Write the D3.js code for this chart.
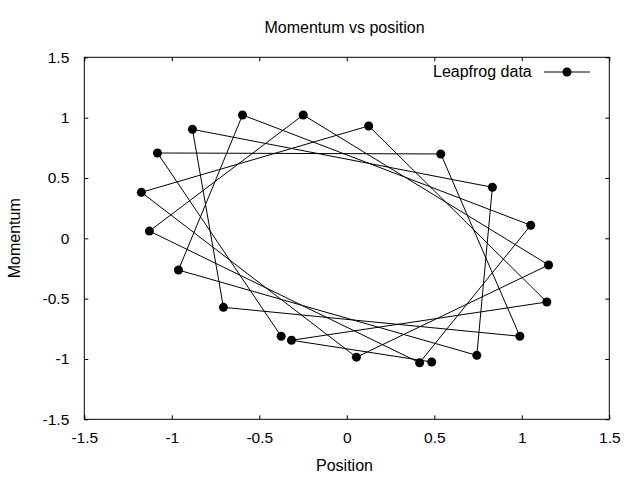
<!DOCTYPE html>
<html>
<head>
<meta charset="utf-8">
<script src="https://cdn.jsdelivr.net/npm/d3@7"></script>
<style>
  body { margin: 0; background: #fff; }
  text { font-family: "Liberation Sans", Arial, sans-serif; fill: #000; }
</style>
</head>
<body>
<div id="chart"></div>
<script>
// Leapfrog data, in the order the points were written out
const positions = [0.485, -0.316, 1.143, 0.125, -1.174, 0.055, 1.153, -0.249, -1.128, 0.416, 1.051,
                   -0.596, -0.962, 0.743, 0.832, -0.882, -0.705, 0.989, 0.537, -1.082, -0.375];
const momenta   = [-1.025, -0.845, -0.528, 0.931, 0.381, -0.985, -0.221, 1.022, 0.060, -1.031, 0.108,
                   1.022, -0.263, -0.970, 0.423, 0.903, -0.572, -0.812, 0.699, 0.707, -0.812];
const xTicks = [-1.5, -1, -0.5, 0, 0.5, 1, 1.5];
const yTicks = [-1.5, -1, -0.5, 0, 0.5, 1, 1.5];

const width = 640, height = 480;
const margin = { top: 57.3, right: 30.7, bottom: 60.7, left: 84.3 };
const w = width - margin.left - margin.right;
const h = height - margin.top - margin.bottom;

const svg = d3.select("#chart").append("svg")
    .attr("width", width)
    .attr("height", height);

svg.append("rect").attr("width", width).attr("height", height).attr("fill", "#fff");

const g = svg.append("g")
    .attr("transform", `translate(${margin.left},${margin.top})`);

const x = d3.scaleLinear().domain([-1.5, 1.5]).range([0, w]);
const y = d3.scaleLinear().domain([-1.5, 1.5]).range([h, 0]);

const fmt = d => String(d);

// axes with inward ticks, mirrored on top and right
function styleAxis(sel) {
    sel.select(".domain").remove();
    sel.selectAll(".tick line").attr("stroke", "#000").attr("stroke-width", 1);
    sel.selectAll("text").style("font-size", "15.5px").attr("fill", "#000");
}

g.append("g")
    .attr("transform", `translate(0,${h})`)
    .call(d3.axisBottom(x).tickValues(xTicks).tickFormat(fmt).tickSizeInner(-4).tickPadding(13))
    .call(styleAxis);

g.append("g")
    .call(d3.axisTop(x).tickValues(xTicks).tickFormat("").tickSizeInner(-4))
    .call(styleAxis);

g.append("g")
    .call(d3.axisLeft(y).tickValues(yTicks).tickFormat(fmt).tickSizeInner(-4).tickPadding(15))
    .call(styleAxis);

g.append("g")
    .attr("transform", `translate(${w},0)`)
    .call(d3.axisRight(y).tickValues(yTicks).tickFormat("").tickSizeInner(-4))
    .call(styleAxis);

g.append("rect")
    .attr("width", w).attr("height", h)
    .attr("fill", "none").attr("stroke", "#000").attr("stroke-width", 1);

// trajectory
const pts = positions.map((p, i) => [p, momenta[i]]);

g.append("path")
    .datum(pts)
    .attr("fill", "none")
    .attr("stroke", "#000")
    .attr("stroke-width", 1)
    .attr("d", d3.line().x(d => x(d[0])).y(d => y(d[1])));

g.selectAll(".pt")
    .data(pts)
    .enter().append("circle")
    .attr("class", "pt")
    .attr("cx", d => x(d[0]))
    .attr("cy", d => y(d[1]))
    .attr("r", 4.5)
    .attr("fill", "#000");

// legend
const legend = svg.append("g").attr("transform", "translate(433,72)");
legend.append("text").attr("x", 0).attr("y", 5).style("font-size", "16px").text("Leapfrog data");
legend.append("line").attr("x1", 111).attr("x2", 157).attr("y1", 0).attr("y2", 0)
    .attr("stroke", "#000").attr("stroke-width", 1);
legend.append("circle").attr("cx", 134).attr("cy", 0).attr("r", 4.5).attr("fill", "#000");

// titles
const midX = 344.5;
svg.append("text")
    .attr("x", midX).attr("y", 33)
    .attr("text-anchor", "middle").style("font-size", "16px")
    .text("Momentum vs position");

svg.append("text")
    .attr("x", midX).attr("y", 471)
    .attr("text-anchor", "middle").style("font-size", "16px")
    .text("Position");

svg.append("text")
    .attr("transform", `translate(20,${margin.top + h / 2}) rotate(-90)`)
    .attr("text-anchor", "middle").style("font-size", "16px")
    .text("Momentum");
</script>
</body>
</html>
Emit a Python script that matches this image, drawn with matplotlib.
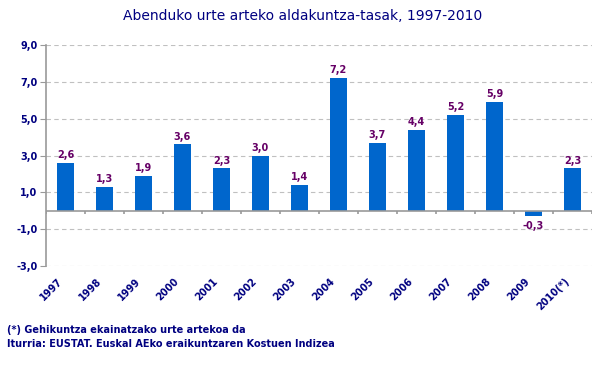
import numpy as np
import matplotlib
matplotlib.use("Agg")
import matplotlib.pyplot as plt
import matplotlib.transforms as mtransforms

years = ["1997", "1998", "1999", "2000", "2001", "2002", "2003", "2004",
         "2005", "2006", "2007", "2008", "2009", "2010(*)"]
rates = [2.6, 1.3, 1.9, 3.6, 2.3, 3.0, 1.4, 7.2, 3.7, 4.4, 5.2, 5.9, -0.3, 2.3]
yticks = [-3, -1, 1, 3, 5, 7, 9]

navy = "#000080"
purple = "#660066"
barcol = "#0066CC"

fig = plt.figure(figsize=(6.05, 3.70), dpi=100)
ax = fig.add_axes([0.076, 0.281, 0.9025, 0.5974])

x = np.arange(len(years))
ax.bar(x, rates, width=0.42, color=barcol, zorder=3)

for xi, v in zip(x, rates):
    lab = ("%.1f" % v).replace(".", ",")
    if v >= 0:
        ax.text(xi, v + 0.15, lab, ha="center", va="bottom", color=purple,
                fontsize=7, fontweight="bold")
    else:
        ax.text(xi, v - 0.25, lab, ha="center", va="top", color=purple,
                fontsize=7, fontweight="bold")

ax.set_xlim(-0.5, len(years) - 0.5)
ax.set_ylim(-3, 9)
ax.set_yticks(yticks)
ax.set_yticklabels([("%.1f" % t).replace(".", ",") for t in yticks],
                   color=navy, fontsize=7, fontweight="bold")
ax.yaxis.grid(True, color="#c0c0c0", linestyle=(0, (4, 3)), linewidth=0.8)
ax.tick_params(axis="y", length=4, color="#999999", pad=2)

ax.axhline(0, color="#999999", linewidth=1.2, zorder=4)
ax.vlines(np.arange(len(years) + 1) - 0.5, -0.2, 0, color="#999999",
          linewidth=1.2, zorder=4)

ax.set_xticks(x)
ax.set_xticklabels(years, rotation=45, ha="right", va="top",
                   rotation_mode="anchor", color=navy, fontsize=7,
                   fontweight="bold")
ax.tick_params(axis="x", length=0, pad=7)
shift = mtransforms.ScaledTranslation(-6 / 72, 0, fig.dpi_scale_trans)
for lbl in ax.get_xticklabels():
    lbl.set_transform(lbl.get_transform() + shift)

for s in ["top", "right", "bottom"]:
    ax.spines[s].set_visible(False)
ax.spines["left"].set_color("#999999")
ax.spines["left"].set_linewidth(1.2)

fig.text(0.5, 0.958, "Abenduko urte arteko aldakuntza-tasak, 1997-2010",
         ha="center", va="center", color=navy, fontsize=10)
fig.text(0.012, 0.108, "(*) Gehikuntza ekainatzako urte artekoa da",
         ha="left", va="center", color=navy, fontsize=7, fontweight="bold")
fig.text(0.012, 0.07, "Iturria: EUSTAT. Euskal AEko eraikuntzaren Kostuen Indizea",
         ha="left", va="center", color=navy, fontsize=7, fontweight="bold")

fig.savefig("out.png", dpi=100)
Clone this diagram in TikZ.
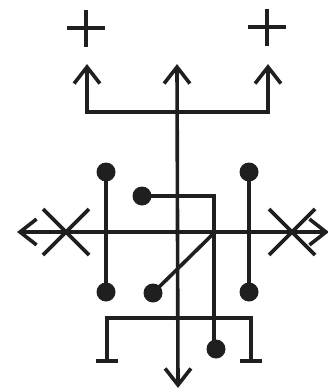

# Given task
Only the stretch from the line with "Emit a Python" through the line with "import matplotlib.transforms as mtransforms" should be copied, exactly and with both ends. Drop the pictures.

# Response below
Emit a Python script that matches this image, drawn with matplotlib.
import numpy as np
import matplotlib
matplotlib.use("Agg")
import matplotlib.pyplot as plt
import matplotlib.transforms as mtransforms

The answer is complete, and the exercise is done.